Short exercise:
Pictures do not belong in the copy; quote every entry below exactly.

Dataset records:
>>

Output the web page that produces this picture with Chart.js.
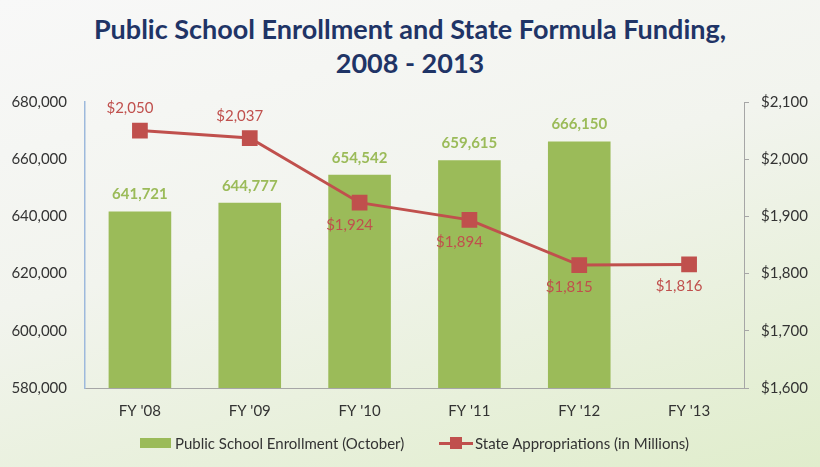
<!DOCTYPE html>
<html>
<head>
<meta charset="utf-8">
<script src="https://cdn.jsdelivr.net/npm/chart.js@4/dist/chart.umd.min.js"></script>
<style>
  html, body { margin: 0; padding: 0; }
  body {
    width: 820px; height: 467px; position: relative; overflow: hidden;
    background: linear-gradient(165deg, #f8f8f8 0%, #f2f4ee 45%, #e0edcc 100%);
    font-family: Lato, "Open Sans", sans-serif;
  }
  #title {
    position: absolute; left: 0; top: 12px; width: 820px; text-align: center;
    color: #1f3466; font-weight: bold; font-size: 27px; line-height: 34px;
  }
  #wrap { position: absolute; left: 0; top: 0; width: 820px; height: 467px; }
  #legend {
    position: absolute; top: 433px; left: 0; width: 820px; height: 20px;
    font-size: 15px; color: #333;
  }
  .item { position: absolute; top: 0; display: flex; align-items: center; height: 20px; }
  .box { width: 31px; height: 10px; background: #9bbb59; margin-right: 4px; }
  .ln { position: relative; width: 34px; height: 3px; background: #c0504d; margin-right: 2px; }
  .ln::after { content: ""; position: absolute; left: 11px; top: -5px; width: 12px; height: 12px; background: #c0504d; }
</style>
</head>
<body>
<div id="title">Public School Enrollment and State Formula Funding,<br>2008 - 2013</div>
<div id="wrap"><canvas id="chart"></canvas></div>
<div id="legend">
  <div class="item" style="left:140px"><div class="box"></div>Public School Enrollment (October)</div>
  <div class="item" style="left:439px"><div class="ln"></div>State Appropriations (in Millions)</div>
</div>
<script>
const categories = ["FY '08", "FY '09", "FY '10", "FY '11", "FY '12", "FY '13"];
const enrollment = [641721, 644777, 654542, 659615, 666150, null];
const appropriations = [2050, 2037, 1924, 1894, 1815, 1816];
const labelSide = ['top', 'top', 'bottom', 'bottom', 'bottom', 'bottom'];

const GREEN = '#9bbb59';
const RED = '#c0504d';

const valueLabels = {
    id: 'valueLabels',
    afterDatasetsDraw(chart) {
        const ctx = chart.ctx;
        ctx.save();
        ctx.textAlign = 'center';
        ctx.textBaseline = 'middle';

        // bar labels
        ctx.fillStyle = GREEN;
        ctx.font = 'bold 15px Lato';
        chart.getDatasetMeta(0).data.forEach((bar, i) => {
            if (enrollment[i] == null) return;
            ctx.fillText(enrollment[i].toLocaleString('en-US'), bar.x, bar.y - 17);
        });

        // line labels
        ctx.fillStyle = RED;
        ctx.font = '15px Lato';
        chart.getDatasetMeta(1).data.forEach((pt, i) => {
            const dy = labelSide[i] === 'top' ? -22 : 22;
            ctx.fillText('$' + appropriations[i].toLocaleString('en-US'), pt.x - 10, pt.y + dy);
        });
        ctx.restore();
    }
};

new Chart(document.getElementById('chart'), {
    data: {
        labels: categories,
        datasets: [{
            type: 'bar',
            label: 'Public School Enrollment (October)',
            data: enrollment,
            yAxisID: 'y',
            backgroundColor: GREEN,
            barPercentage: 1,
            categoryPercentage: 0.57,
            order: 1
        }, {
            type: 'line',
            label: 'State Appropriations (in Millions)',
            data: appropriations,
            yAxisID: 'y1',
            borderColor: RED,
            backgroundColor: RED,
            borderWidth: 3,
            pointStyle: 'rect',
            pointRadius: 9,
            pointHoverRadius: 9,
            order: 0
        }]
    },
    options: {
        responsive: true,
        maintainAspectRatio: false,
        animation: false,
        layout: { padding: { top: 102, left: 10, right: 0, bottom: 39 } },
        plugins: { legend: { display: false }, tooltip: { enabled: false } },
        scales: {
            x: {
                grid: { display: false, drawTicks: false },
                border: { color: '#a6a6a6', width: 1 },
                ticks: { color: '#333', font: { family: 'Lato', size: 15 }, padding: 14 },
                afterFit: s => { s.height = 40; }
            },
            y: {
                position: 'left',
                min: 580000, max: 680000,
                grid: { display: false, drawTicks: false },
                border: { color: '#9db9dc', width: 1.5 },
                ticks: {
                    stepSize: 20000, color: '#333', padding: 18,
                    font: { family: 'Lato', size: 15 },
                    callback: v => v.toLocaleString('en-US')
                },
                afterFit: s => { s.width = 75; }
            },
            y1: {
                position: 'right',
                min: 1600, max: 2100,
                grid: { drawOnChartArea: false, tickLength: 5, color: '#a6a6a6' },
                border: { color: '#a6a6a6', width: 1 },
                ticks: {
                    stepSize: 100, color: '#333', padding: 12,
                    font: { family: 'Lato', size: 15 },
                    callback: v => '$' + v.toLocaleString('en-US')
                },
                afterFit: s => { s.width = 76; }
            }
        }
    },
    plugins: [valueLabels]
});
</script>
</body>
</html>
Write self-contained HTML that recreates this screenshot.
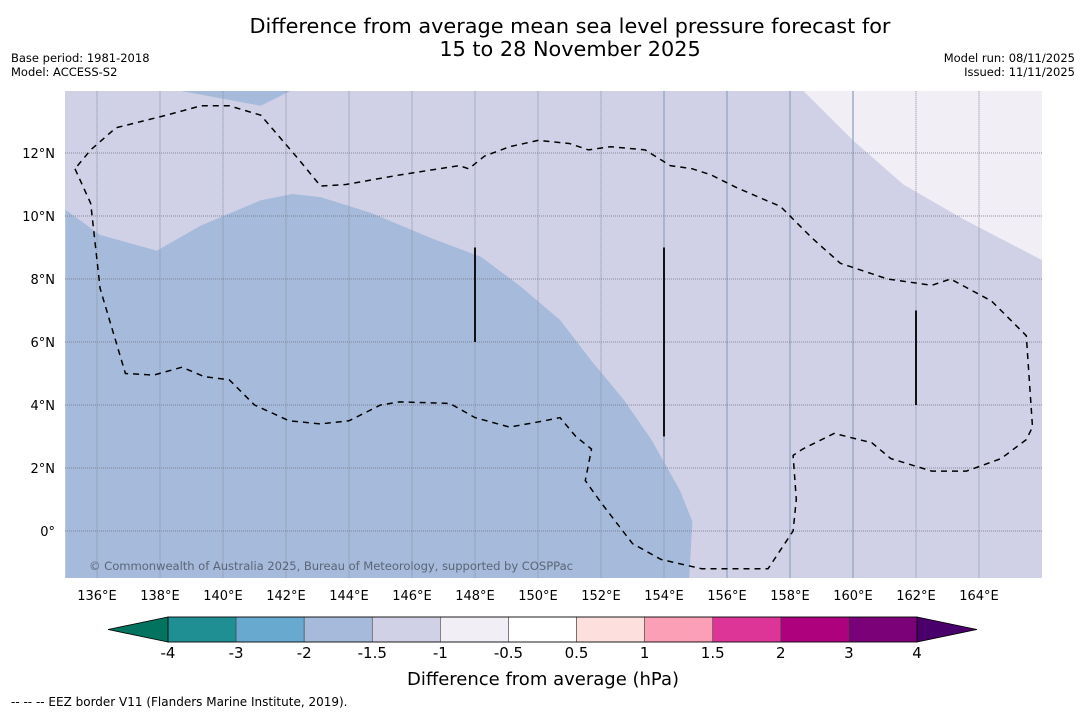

<<

Expected output:
Output the web page that produces this picture with Chart.js.
<!DOCTYPE html>
<html>
<head>
<meta charset="utf-8">
<script src="https://cdn.jsdelivr.net/npm/chart.js@4/dist/chart.umd.min.js"></script>
<style>
  html, body { margin: 0; padding: 0; }
  body {
    width: 820px; height: 467px; position: relative; overflow: hidden;
    background: linear-gradient(165deg, #f8f8f8 0%, #f2f4ee 45%, #e0edcc 100%);
    font-family: Lato, "Open Sans", sans-serif;
  }
  #title {
    position: absolute; left: 0; top: 12px; width: 820px; text-align: center;
    color: #1f3466; font-weight: bold; font-size: 27px; line-height: 34px;
  }
  #wrap { position: absolute; left: 0; top: 0; width: 820px; height: 467px; }
  #legend {
    position: absolute; top: 433px; left: 0; width: 820px; height: 20px;
    font-size: 15px; color: #333;
  }
  .item { position: absolute; top: 0; display: flex; align-items: center; height: 20px; }
  .box { width: 31px; height: 10px; background: #9bbb59; margin-right: 4px; }
  .ln { position: relative; width: 34px; height: 3px; background: #c0504d; margin-right: 2px; }
  .ln::after { content: ""; position: absolute; left: 11px; top: -5px; width: 12px; height: 12px; background: #c0504d; }
</style>
</head>
<body>
<div id="title">Public School Enrollment and State Formula Funding,<br>2008 - 2013</div>
<div id="wrap"><canvas id="chart"></canvas></div>
<div id="legend">
  <div class="item" style="left:140px"><div class="box"></div>Public School Enrollment (October)</div>
  <div class="item" style="left:439px"><div class="ln"></div>State Appropriations (in Millions)</div>
</div>
<script>
const categories = ["FY '08", "FY '09", "FY '10", "FY '11", "FY '12", "FY '13"];
const enrollment = [641721, 644777, 654542, 659615, 666150, null];
const appropriations = [2050, 2037, 1924, 1894, 1815, 1816];
const labelSide = ['top', 'top', 'bottom', 'bottom', 'bottom', 'bottom'];

const GREEN = '#9bbb59';
const RED = '#c0504d';

const valueLabels = {
    id: 'valueLabels',
    afterDatasetsDraw(chart) {
        const ctx = chart.ctx;
        ctx.save();
        ctx.textAlign = 'center';
        ctx.textBaseline = 'middle';

        // bar labels
        ctx.fillStyle = GREEN;
        ctx.font = 'bold 15px Lato';
        chart.getDatasetMeta(0).data.forEach((bar, i) => {
            if (enrollment[i] == null) return;
            ctx.fillText(enrollment[i].toLocaleString('en-US'), bar.x, bar.y - 17);
        });

        // line labels
        ctx.fillStyle = RED;
        ctx.font = '15px Lato';
        chart.getDatasetMeta(1).data.forEach((pt, i) => {
            const dy = labelSide[i] === 'top' ? -22 : 22;
            ctx.fillText('$' + appropriations[i].toLocaleString('en-US'), pt.x - 10, pt.y + dy);
        });
        ctx.restore();
    }
};

new Chart(document.getElementById('chart'), {
    data: {
        labels: categories,
        datasets: [{
            type: 'bar',
            label: 'Public School Enrollment (October)',
            data: enrollment,
            yAxisID: 'y',
            backgroundColor: GREEN,
            barPercentage: 1,
            categoryPercentage: 0.57,
            order: 1
        }, {
            type: 'line',
            label: 'State Appropriations (in Millions)',
            data: appropriations,
            yAxisID: 'y1',
            borderColor: RED,
            backgroundColor: RED,
            borderWidth: 3,
            pointStyle: 'rect',
            pointRadius: 9,
            pointHoverRadius: 9,
            order: 0
        }]
    },
    options: {
        responsive: true,
        maintainAspectRatio: false,
        animation: false,
        layout: { padding: { top: 102, left: 10, right: 0, bottom: 39 } },
        plugins: { legend: { display: false }, tooltip: { enabled: false } },
        scales: {
            x: {
                grid: { display: false, drawTicks: false },
                border: { color: '#a6a6a6', width: 1 },
                ticks: { color: '#333', font: { family: 'Lato', size: 15 }, padding: 14 },
                afterFit: s => { s.height = 40; }
            },
            y: {
                position: 'left',
                min: 580000, max: 680000,
                grid: { display: false, drawTicks: false },
                border: { color: '#9db9dc', width: 1.5 },
                ticks: {
                    stepSize: 20000, color: '#333', padding: 18,
                    font: { family: 'Lato', size: 15 },
                    callback: v => v.toLocaleString('en-US')
                },
                afterFit: s => { s.width = 75; }
            },
            y1: {
                position: 'right',
                min: 1600, max: 2100,
                grid: { drawOnChartArea: false, tickLength: 5, color: '#a6a6a6' },
                border: { color: '#a6a6a6', width: 1 },
                ticks: {
                    stepSize: 100, color: '#333', padding: 12,
                    font: { family: 'Lato', size: 15 },
                    callback: v => '$' + v.toLocaleString('en-US')
                },
                afterFit: s => { s.width = 76; }
            }
        }
    },
    plugins: [valueLabels]
});
</script>
</body>
</html>
Write self-contained HTML that recreates this screenshot.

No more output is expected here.